There seems to be something of a revisionist move under way among historians, one which regards the "lions led by donkeys" version of the war as an aberration, conjured up by a handful of over-sensitive poets and '60s lefties like Joan Littlewood. It seems those generals knew what they were doing, after all. It is certainly true that my father, born in 1918, was not given the forenames "Douglas Haig" with any level of irony whatsoever by his father, who had served the entire duration of the war as an infantry sergeant and, towards the very end, as a 2nd lieutenant. I suppose he must have thought of Haig as something of a hero, despite everything, and a quick search on a genealogical website suggests he was far from alone in this. Although I very much doubt whether he had been made privy to whatever strategic considerations had been passing through Haig's mind (old joke: "The general spoke to me the other day!" "Cor, really? What'd he say?" "He said, Get out of my fuckin' way, soldier!"). Whatever the case, from this end of the historical telescope it's hard to see any plan of battle that amounts to "send thousands of men to certain death; repeat as necessary" as anything less than compound madness.

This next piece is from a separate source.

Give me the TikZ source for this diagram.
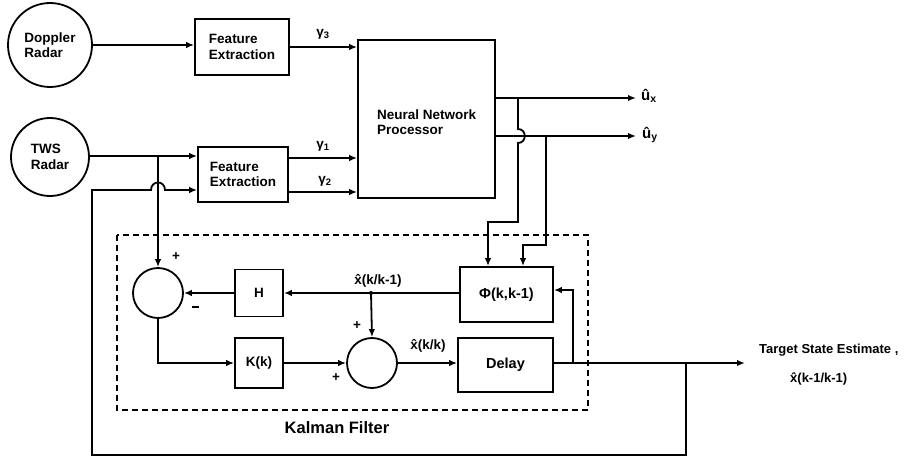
\documentclass[tikz,border=0pt]{standalone}
\usepackage{fontspec}
\setmainfont{Liberation Sans}
\usetikzlibrary{arrows.meta,calc}
\newcommand{\xhat}{x̂}
\begin{document}
\begin{tikzpicture}[x=1pt,y=-1pt,
  every node/.style={font=\fontsize{13.5}{15.5}\selectfont\bfseries},
  blk/.style={draw,line width=1.8pt,inner sep=0pt,align=left},
  ring/.style={draw,circle,line width=1.8pt,inner sep=0pt,align=left},
  sumc/.style={draw,circle,line width=1.8pt,minimum size=50pt,inner sep=0pt},
  conn/.style={line width=1.8pt},
  arr/.style={conn,-{Latex[length=8pt,width=6.5pt]}},
  kbox/.style={draw,line width=1.8pt,dash pattern=on 6pt off 4pt},
  lbl/.style={inner sep=1pt}]
\useasboundingbox (0,0) rectangle (921,460);

% blocks
\node[ring,minimum size=84pt] (doppler) at (50,45) {Doppler\\Radar};
\node[ring,minimum size=78pt] (tws) at (50,157) {TWS\\Radar};
\node[blk,minimum width=94pt,minimum height=56pt] (fe1) at (242,47) {Feature\\Extraction};
\node[blk,minimum width=90pt,minimum height=55pt] (fe2) at (243,174.5) {Feature\\Extraction};
\node[blk,minimum width=137pt,minimum height=158pt] (nn) at (426.5,119) {};
\node[lbl,anchor=west,align=left] (nntext) at (376,122) {Neural Network\\Processor};

\node[sumc] (s1) at (158,293) {};
\node[blk,minimum width=48pt,minimum height=47pt,align=center] (H) at (259,293) {H};
\node[blk,minimum width=93pt,minimum height=55pt,align=center,font=\fontsize{14.5}{16}\selectfont\bfseries] (phi) at (506.5,294.5) {Φ(k,k-1)};
\node[blk,minimum width=48pt,minimum height=50pt,align=center] (K) at (259,363) {K(k)};
\node[sumc] (s2) at (372,363) {};
\node[blk,minimum width=95pt,minimum height=54pt,align=center,font=\fontsize{14.5}{16}\selectfont\bfseries] (delay) at (505.5,365) {Delay};

% Kalman filter frame
\draw[kbox] (117,235) rectangle (588,410);
\node[lbl,font=\fontsize{16.5}{18}\selectfont\bfseries] (kf) at (337,428) {Kalman Filter};

% coordinates
\coordinate (ux) at (636,98);
\coordinate (uy) at (636,136);
\coordinate (tse) at (745,363);
\coordinate (tap) at (158,156);
\coordinate (br) at (371,293);
\coordinate (fbphi) at (573,363);
\coordinate (fbbig) at (686,363);

% top inputs
\draw[arr] (doppler.east) -- (doppler.east -| fe1.west);
\draw[arr] (fe1.east) -- (fe1.east -| nn.west);
\node[lbl] at (323,34) {γ\textsubscript{3}};
\draw[arr] (tws.east |- tap) -- (tap -| fe2.west);
\draw[arr] (fe2.east |- 0,158) -- (nn.west |- 0,158);
\node[lbl] at (323,146) {γ\textsubscript{1}};
\draw[arr] (fe2.east |- 0,192) -- (nn.west |- 0,192);
\node[lbl] at (325,181) {γ\textsubscript{2}};

% NN outputs
\draw[arr] (nn.east |- ux) -- (ux);
\draw[arr] (nn.east |- uy) -- (uy);
\node[lbl,anchor=west,font=\fontsize{15}{16}\selectfont\bfseries] at (640,96) {û\textsubscript{x}};
\node[lbl,anchor=west,font=\fontsize{15}{16}\selectfont\bfseries] at (641,135) {û\textsubscript{y}};

% NN outputs to Phi
\draw[arr] (518,98) -- (518,129) .. controls (527,129) and (527,143) .. (518,143)
  -- (518,222) -- (488,222) -- (488,0 |- phi.north);
\draw[arr] (546,136) -- (546,245) -- (523,245) -- (523,0 |- phi.north);

% tap from TWS to sum1
\draw[arr] (tap) -- (s1.north);
\node[lbl] at (176,257) {+};
\node[lbl] at (195,307) {\rule{7pt}{2pt}};

% H loop
\draw[arr] (phi.west |- br) -- (H.east |- br);
\draw[arr] (H.west) -- (s1.east);
\draw[arr] (br) -- (s2.north);
\fill (br) circle (2pt);
\node[lbl] at (378,281) {\xhat(k/k-1)};
\node[lbl] at (357,326) {+};
\node[lbl] at (336,378) {+};

% lower chain
\draw[arr] (s1.south) |- (K.west);
\draw[arr] (K.east) -- (s2.west);
\draw[arr] (s2.east) -- (s2.east -| delay.west);
\node[lbl] at (428,346) {\xhat(k/k)};
\draw[arr] (delay.east |- tse) -- (tse);
\node[lbl,anchor=west,font=\fontsize{13}{15}\selectfont\bfseries] at (758,350) {Target State Estimate ,};
\node[lbl,anchor=west,font=\fontsize{13}{15}\selectfont\bfseries] at (789,379) {\xhat(k-1/k-1)};

% feedback into Phi
\draw[arr] (fbphi) -- (fbphi |- 0,290) -- (phi.east |- 0,290);

% big feedback loop
\draw[arr] (fbbig) -- (686,455) -- (92,455) -- (92,190) -- (151,190)
  .. controls (151,180) and (165,180) .. (165,190) -- (fe2.west |- 0,190);
\end{tikzpicture}
\end{document}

Did we learn anything worth remembering from WW1? In a sense, you might say that the main lesson of WW1 was WW2. That is, that if you believe your own rhetoric and end up comprehensively punishing the defeated for – well, for what, exactly? – and keep trying to squeeze the world into a series of pleasing but ill-fitting boxes – boxes with labels like Versailles Treaty, Sykes-Picot Agreement, Balfour Declaration – then you shouldn't be surprised if it all comes back to bite you in the arse as you sit on the lid. So, tragically, no, on the evidence of recent history it seems "we" (a.k.a. "they") have learned nothing much. Although, to adapt the Vietnam Era formulation, I suspect that if "they" were to give another proper war, that nobody would come. And, what's more, they know they won't be able to make us turn up, next time, either.
From the trench magazine The Wipers Times
1. A particularly smug TV advertising campaign by the British department store for its food products ("This is not just any [insert food product], this is Marks & Spenser [food product]").
2 comments:
Charles Jagger’s Royal Artillery memorial is, in my opinion, particularly fine, and so too is the armed forces memorial in Staffordshire, though I’m probably biased about that one, as the sculptor was my ex-brother-in-law
Martyn,
I've always been impressed by Jagger's memorial at Paddington Station whenever I've passed through. I wonder how many he made?